The routing milestone met the same resistance at the same kind of boundary. The foundational primitive — the single engine-side decision point that surfaces a once-terminal error and blocks for a directive instead of exiting — drew a re-plan. The merge-conflict console, the canonical case the feature is pitched on, took both a failed execution and a re-plan; it carried a genuinely new policy question the brief had spelled out, that an interactive investigation must not inherit the short backstop that exists only to keep a headless run from hanging forever. Each re-plan is a review redrawing the remaining work once it learned what the boundary actually demanded. The cut held in that the difficulty stayed inside the sprints that owned those two boundaries rather than spreading across the milestone.
Feature
Before this job, a build that hit an unrecoverable error or a stubborn merge conflict could only stop. It left a chat backend running beside the live engine, an auditable transcript, an in-process tool host, and a collapsible pane — the assistant that gantry's later releases were built on.

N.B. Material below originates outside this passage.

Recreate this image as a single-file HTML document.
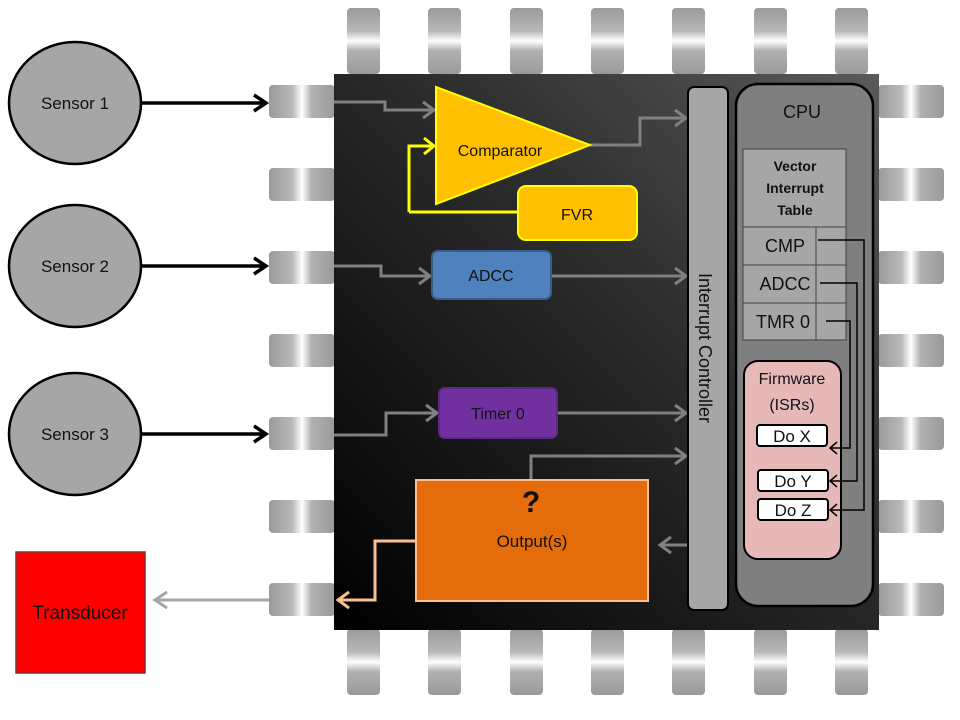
<!DOCTYPE html>
<html><head><meta charset="utf-8"><style>
html,body{margin:0;padding:0;background:#fff;width:960px;height:720px;overflow:hidden}
svg{display:block}
text{font-family:"Liberation Sans",sans-serif}
</style></head><body>
<svg width="960" height="720" viewBox="0 0 960 720" xmlns="http://www.w3.org/2000/svg">
<defs>
<linearGradient id="ph" x1="0" y1="0" x2="1" y2="0">
<stop offset="0" stop-color="#9a9a9a"/><stop offset="0.35" stop-color="#b8b8b8"/><stop offset="0.5" stop-color="#ffffff"/><stop offset="0.65" stop-color="#b0b0b0"/><stop offset="1" stop-color="#9a9a9a"/></linearGradient>
<linearGradient id="pv" x1="0" y1="0" x2="0" y2="1">
<stop offset="0" stop-color="#9a9a9a"/><stop offset="0.35" stop-color="#b8b8b8"/><stop offset="0.5" stop-color="#ffffff"/><stop offset="0.65" stop-color="#b0b0b0"/><stop offset="1" stop-color="#9a9a9a"/></linearGradient>
<linearGradient id="body" x1="1" y1="0" x2="0" y2="1">
<stop offset="0" stop-color="#5a5a5a"/><stop offset="0.45" stop-color="#2a2a2a"/><stop offset="1" stop-color="#000"/></linearGradient>
</defs>
<!-- top/bottom pins -->
<g fill="url(#pv)">
<rect x="347" y="8" width="33" height="66" rx="4"/><rect x="428" y="8" width="33" height="66" rx="4"/><rect x="510" y="8" width="33" height="66" rx="4"/><rect x="591" y="8" width="33" height="66" rx="4"/><rect x="672" y="8" width="33" height="66" rx="4"/><rect x="754" y="8" width="33" height="66" rx="4"/><rect x="835" y="8" width="33" height="66" rx="4"/>
<rect x="347" y="629" width="33" height="66" rx="4"/><rect x="428" y="629" width="33" height="66" rx="4"/><rect x="510" y="629" width="33" height="66" rx="4"/><rect x="591" y="629" width="33" height="66" rx="4"/><rect x="672" y="629" width="33" height="66" rx="4"/><rect x="754" y="629" width="33" height="66" rx="4"/><rect x="835" y="629" width="33" height="66" rx="4"/>
</g>
<g fill="url(#ph)">
<rect x="269" y="85" width="66" height="33" rx="4"/><rect x="269" y="168" width="66" height="33" rx="4"/><rect x="269" y="251" width="66" height="33" rx="4"/><rect x="269" y="334" width="66" height="33" rx="4"/><rect x="269" y="417" width="66" height="33" rx="4"/><rect x="269" y="500" width="66" height="33" rx="4"/><rect x="269" y="583" width="66" height="33" rx="4"/>
<rect x="878" y="85" width="66" height="33" rx="4"/><rect x="878" y="168" width="66" height="33" rx="4"/><rect x="878" y="251" width="66" height="33" rx="4"/><rect x="878" y="334" width="66" height="33" rx="4"/><rect x="878" y="417" width="66" height="33" rx="4"/><rect x="878" y="500" width="66" height="33" rx="4"/><rect x="878" y="583" width="66" height="33" rx="4"/>
</g>
<rect x="334" y="74" width="545" height="556" fill="url(#body)"/>
<!-- sensors -->
<g fill="#a6a6a6" stroke="#000" stroke-width="2.5">
<ellipse cx="75" cy="103" rx="66" ry="61"/><ellipse cx="75" cy="266" rx="66" ry="61"/><ellipse cx="75" cy="434" rx="66" ry="61"/>
</g>
<g font-size="17" fill="#111" text-anchor="middle">
<text x="75" y="109">Sensor  1</text><text x="75" y="272">Sensor  2</text><text x="75" y="440">Sensor  3</text>
</g>
<g stroke="#000" stroke-width="3.5" fill="none">
<path d="M141 103H266M254 95l12 8l-12 8"/><path d="M141 266H266M254 258l12 8l-12 8"/><path d="M141 434H266M254 426l12 8l-12 8"/>
</g>
<!-- transducer -->
<rect x="16" y="552" width="129" height="121" fill="#ff0000" stroke="#8b2a2a" stroke-width="1.5"/>
<text x="80" y="619" font-size="19" text-anchor="middle" fill="#111">Transducer</text>
<path d="M269 600H155M167 592l-12 8l12 8" stroke="#a6a6a6" stroke-width="3" fill="none"/>
<!-- gray connectors -->
<g stroke="#808080" stroke-width="3" fill="none">
<path d="M334 102H385V110H434M423 102l11 8l-11 8"/>
<path d="M590 145H640V118H686M675 110l11 8l-11 8"/>
<path d="M334 266H381V276H430M419 268l11 8l-11 8"/>
<path d="M551 276H686M675 268l11 8l-11 8"/>
<path d="M334 435H386V413H437M426 405l11 8l-11 8"/>
<path d="M557 413H686M675 405l11 8l-11 8"/>
<path d="M531 480V456H686M675 448l11 8l-11 8"/>
<path d="M688 545H660M671 537l-11 8l11 8"/>
</g>
<!-- comparator -->
<path d="M409 212V146H434M424 138l10 8l-10 8" stroke="#ffff00" stroke-width="3" fill="none"/>
<path d="M409 212H520" stroke="#ffff00" stroke-width="3"/>
<polygon points="436,87 436,204 590,145" fill="#ffc000" stroke="#ffff00" stroke-width="2"/>
<text x="500" y="156" font-size="16" text-anchor="middle" fill="#111">Comparator</text>
<rect x="518" y="186" width="119" height="54" rx="8" fill="#ffc000" stroke="#ffff00" stroke-width="2"/>
<text x="577" y="220" font-size="16" text-anchor="middle" fill="#111">FVR</text>
<rect x="432" y="251" width="119" height="48" rx="6" fill="#4f81bd" stroke="#385d8a" stroke-width="2"/>
<text x="491" y="281" font-size="16" text-anchor="middle" fill="#111">ADCC</text>
<rect x="439" y="388" width="118" height="50" rx="6" fill="#7030a0" stroke="#5c2a85" stroke-width="2"/>
<text x="498" y="419" font-size="16" text-anchor="middle" fill="#111">Timer 0</text>
<!-- output -->
<rect x="416" y="480" width="232" height="121" fill="#e46c0a" stroke="#fac090" stroke-width="2"/>
<text x="531" y="512" font-size="30" font-weight="bold" text-anchor="middle" fill="#111">?</text>
<text x="532" y="547" font-size="17" text-anchor="middle" fill="#111">Output(s)</text>
<path d="M416 541H375V600H338M349 592l-11 8l11 8" stroke="#fac090" stroke-width="3" fill="none"/>
<!-- interrupt controller -->
<rect x="688" y="87" width="40" height="523" rx="6" fill="#a6a6a6" stroke="#000" stroke-width="2"/>
<text transform="translate(699,348) rotate(90)" font-size="18" text-anchor="middle" fill="#111">Interrupt Controller</text>
<!-- CPU -->
<rect x="736" y="84" width="137" height="522" rx="22" fill="#7f7f7f" stroke="#000" stroke-width="2.5"/>
<text x="802" y="118" font-size="18" text-anchor="middle" fill="#111">CPU</text>
<g fill="#a6a6a6" stroke="#404040" stroke-width="1">
<rect x="743" y="149" width="103" height="78"/>
<rect x="743" y="227" width="103" height="38"/><rect x="743" y="265" width="103" height="38"/><rect x="743" y="303" width="103" height="37"/>
<path d="M816 227V340"/>
</g>
<g font-size="14" font-weight="bold" text-anchor="middle" fill="#111">
<text x="795" y="171">Vector</text><text x="795" y="193">Interrupt</text><text x="795" y="215">Table</text>
</g>
<g font-size="18" text-anchor="middle" fill="#111">
<text x="785" y="252">CMP</text><text x="785" y="290">ADCC</text><text x="783" y="328">TMR 0</text>
</g>
<rect x="744" y="361" width="97" height="198" rx="14" fill="#e6b9b8" stroke="#000" stroke-width="2"/>
<g font-size="16" text-anchor="middle" fill="#111"><text x="792" y="384">Firmware</text><text x="792" y="410">(ISRs)</text></g>
<g fill="#fff" stroke="#000" stroke-width="2">
<rect x="757" y="425" width="70" height="21" rx="3"/><rect x="758" y="470" width="70" height="21" rx="3"/><rect x="758" y="499" width="70" height="21" rx="3"/>
</g>
<g font-size="17" text-anchor="middle" fill="#111"><text x="792" y="442">Do X</text><text x="793" y="487">Do Y</text><text x="793" y="516">Do Z</text></g>
<g stroke="#000" stroke-width="1.5" fill="none">
<path d="M818 240H864V510H830M837 504l-7 6l7 6"/>
<path d="M820 283H857V481H830M837 475l-7 6l7 6"/>
<path d="M826 321H850V448H830M837 442l-7 6l7 6"/>
</g>
</svg>
</body></html>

Gantry's autonomy used to end abruptly at any moment that needed judgement. A once-terminal error propagated up the call stack and closed the run; a merge conflict that could not be settled rolled the main branch back and stopped. Nothing let a person, or the tool itself, stay in the run and steer it.
What this job left is a support layer beside the deterministic loop that never enters it. A backend console owns a second command channel and routes a user's chat message to the assistant while forwarding a prompt answer untouched to the engine, so a run that never receives a message never constructs a console at all. The assistant runs each turn with the run-scoped tool host in process, which gives it the read tools, a sandboxed shell that cannot dirty the main checkout, and a working answer that addresses the live engine. The shell's effects are drained into the persisted transcript, so the conversation doubles as the run's audit trail. The chat pane renders that transcript in the terminal with collapse, unread, and compose-and-stream. Gantry's once-fatal error stops and merge conflicts route into this surface, and under headless operation the whole thing degrades to the existing default-resolution path without hanging.

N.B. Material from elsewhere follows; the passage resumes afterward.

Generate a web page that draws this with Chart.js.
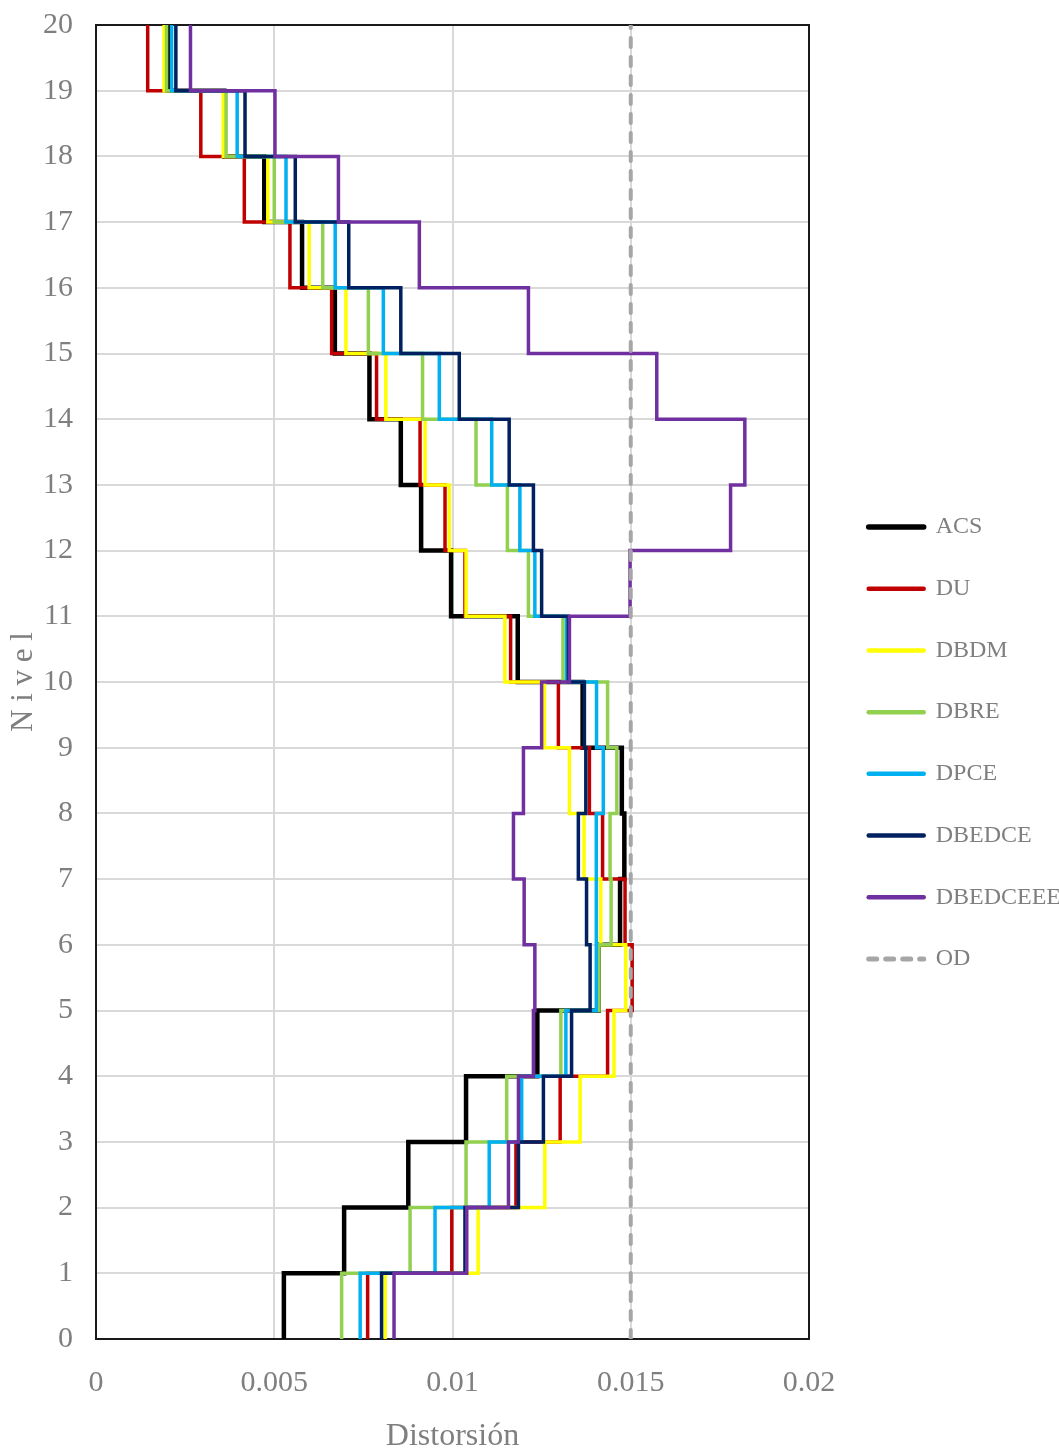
<!DOCTYPE html>
<html>
<head>
<meta charset="utf-8">
<script src="https://cdn.jsdelivr.net/npm/chart.js@4.4.1/dist/chart.umd.min.js"></script>
<style>
  html, body { margin: 0; padding: 0; background: #ffffff; }
  #wrap { width: 1059px; height: 1453px; position: relative; }
</style>
</head>
<body>
<div id="wrap"><canvas id="drift"></canvas></div>
<script>
// Inter-storey drift per storey (storey 1 at the bottom, storey 20 at the top)
const storeys = 20;
const xTickLabels = ['0', '0.005', '0.01', '0.015', '0.02'];
const seriesNames = ['ACS', 'DU', 'DBDM', 'DBRE', 'DPCE', 'DBEDCE', 'DBEDCEEE', 'OD'];

const acs = [0.00527, 0.00696, 0.00876, 0.01038, 0.01238, 0.01410, 0.01470, 0.01482, 0.01475, 0.01365,
             0.01183, 0.00996, 0.00912, 0.00855, 0.00767, 0.00670, 0.00578, 0.00472, 0.00360, 0.00204];
const du = [0.00762, 0.00998, 0.01178, 0.01302, 0.01435, 0.01504, 0.01484, 0.01421, 0.01384, 0.01297,
            0.01163, 0.01035, 0.00979, 0.00909, 0.00787, 0.00661, 0.00544, 0.00416, 0.00294, 0.00145];
const dbdm = [0.00811, 0.01072, 0.01259, 0.01358, 0.01453, 0.01486, 0.01416, 0.01369, 0.01328, 0.01258,
              0.01147, 0.01038, 0.00991, 0.00923, 0.00813, 0.00701, 0.00598, 0.00482, 0.00357, 0.00191];
const dbre = [0.00689, 0.00881, 0.01038, 0.01152, 0.01304, 0.01411, 0.01445, 0.01442, 0.01461, 0.01435,
              0.01310, 0.01213, 0.01154, 0.01066, 0.00916, 0.00764, 0.00636, 0.00500, 0.00365, 0.00198];
const dpce = [0.00741, 0.00951, 0.01103, 0.01194, 0.01318, 0.01403, 0.01404, 0.01403, 0.01423, 0.01404,
              0.01320, 0.01231, 0.01189, 0.01110, 0.00963, 0.00806, 0.00671, 0.00533, 0.00396, 0.00212];
const dbedce = [0.00801, 0.01035, 0.01185, 0.01255, 0.01334, 0.01386, 0.01376, 0.01353, 0.01374, 0.01370,
                0.01325, 0.01250, 0.01227, 0.01159, 0.01019, 0.00855, 0.00709, 0.00559, 0.00418, 0.00224];
const dbedceee = [0.00836, 0.01040, 0.01157, 0.01185, 0.01227, 0.01231, 0.01201, 0.01171, 0.01199, 0.01250,
                  0.01328, 0.01498, 0.01780, 0.01820, 0.01573, 0.01213, 0.00907, 0.00680, 0.00502, 0.00265];
const odLimit = 0.015; // allowable drift

const seriesValues = [acs, du, dbdm, dbre, dpce, dbedce, dbedceee];
const seriesColors = ['#000000', '#c00000', '#ffff00', '#92d050', '#00b0f0', '#002060', '#7030a0'];
const odColor = '#a6a6a6';

const FONT_FAMILY = "'Liberation Serif', serif";
const TEXT_COLOR = '#7f7f7f';
const font = size => ({ family: FONT_FAMILY, size: size, weight: 'normal', lineHeight: 1.2 });

// Each storey drift is drawn as a vertical segment spanning its storey
const stepPoints = values => values.flatMap((v, i) => [{ x: v, y: i }, { x: v, y: i + 1 }]);

const datasets = seriesValues.map((values, k) => ({
  label: seriesNames[k],
  data: stepPoints(values),
  borderColor: seriesColors[k],
  backgroundColor: seriesColors[k],
  borderWidth: k === 0 ? 4.5 : 3.5,
  borderJoinStyle: 'miter',
  borderCapStyle: 'butt',
  pointRadius: 0,
  tension: 0,
  fill: false,
  order: seriesValues.length - k
}));
datasets.push({
  label: seriesNames[7],
  data: [{ x: odLimit, y: 0 }, { x: odLimit, y: storeys }],
  borderColor: odColor,
  backgroundColor: odColor,
  borderWidth: 4,
  borderDash: [9, 10],
  borderCapStyle: 'round',
  pointRadius: 0,
  tension: 0,
  fill: false,
  order: 0
});

// Plot frame around the chart area
const framePlugin = {
  id: 'plotFrame',
  beforeDatasetsDraw(chart) {
    const { ctx, chartArea: a } = chart;
    ctx.save();
    ctx.strokeStyle = '#1a1a1a';
    ctx.lineWidth = 2;
    ctx.strokeRect(a.left, a.top, a.right - a.left, a.bottom - a.top);
    ctx.restore();
  }
};

// Fixed legend column width
const LEGEND_WIDTH = 228;
const legendWidthPlugin = {
  id: 'legendWidth',
  beforeLayout(chart) {
    const lg = chart.legend;
    if (lg && !lg._fixedWidth) {
      const baseFit = lg.fit;
      lg.fit = function () { baseFit.call(this); this.width = LEGEND_WIDTH; };
      lg._fixedWidth = true;
    }
  }
};

// Scales keep the chart area exactly where the layout padding puts it
const noEdgePadding = scale => {
  scale.paddingTop = 0;
  scale.paddingBottom = 0;
  scale.paddingLeft = 0;
  scale.paddingRight = 0;
};

new Chart(document.getElementById('drift'), {
  type: 'line',
  data: { datasets: datasets },
  plugins: [framePlugin, legendWidthPlugin],
  options: {
    responsive: true,
    maintainAspectRatio: false,
    animation: false,
    layout: { padding: { top: 25, right: 0, bottom: 0, left: 0 } },
    plugins: {
      tooltip: { enabled: false },
      legend: {
        position: 'right',
        align: 'center',
        title: { display: true, text: '', font: { size: 5, lineHeight: 1.2 }, padding: 1 },
        labels: {
          usePointStyle: true,
          pointStyle: 'line',
          pointStyleWidth: 55,
          padding: 37.7,
          font: font(24),
          color: TEXT_COLOR,
          sort: (a, b) => a.datasetIndex - b.datasetIndex,
          generateLabels(chart) {
            return Chart.defaults.plugins.legend.labels.generateLabels(chart).map(item => {
              const ds = chart.data.datasets[item.datasetIndex];
              item.strokeStyle = ds.borderColor;
              item.lineWidth = ds.borderDash ? 5 : (item.datasetIndex === 0 ? 5.5 : 4.5);
              item.lineDash = ds.borderDash ? [8, 9] : [];
              item.lineCap = 'round';
              return item;
            });
          }
        }
      }
    },
    scales: {
      x: {
        type: 'linear',
        min: 0,
        max: 0.02,
        ticks: {
          stepSize: 0.005,
          font: font(30),
          color: TEXT_COLOR,
          padding: 26,
          maxRotation: 0,
          callback: (v, i) => xTickLabels[i]
        },
        grid: { color: '#d9d9d9', lineWidth: 2, drawTicks: false },
        border: { display: false },
        title: { display: true, text: 'Distorsión', font: font(32), color: TEXT_COLOR, padding: { top: 0, bottom: -3 } },
        afterFit(scale) { scale.height = 114; noEdgePadding(scale); }
      },
      y: {
        type: 'linear',
        min: 0,
        max: storeys,
        ticks: { stepSize: 1, font: font(30), color: TEXT_COLOR, padding: 23 },
        grid: { color: '#d9d9d9', lineWidth: 2, drawTicks: false },
        border: { display: false },
        title: { display: true, text: 'N i v e l', font: font(31), color: TEXT_COLOR, padding: { top: 5, bottom: 0 } },
        afterFit(scale) { scale.width = 96; noEdgePadding(scale); }
      },
      gap: {
        type: 'linear',
        position: 'right',
        display: true,
        min: 0,
        max: 1,
        ticks: { display: false },
        grid: { display: false, drawTicks: false },
        border: { display: false },
        afterFit(scale) { scale.width = 1059 - 809 - LEGEND_WIDTH; noEdgePadding(scale); }
      }
    }
  }
});
</script>
</body>
</html>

Standing in the tree today, about half the lines the job introduced are still present, and the design is intact but renamed and absorbed. The chat pane, the transcript store, and the tool host are all still here and still in use. The backend's original "brain" file is gone — folded into an assistant module, with the engine's build file since split into its own directory and a separate chat-engine module added around it. That drift is not decay: later design work made the assistant a first-class concept — demoted to experimental, then perfected, then briefly promoted to gantry's front door in subsequent plans — so this job is the foundation those redesigns reshaped rather than a feature that was undone.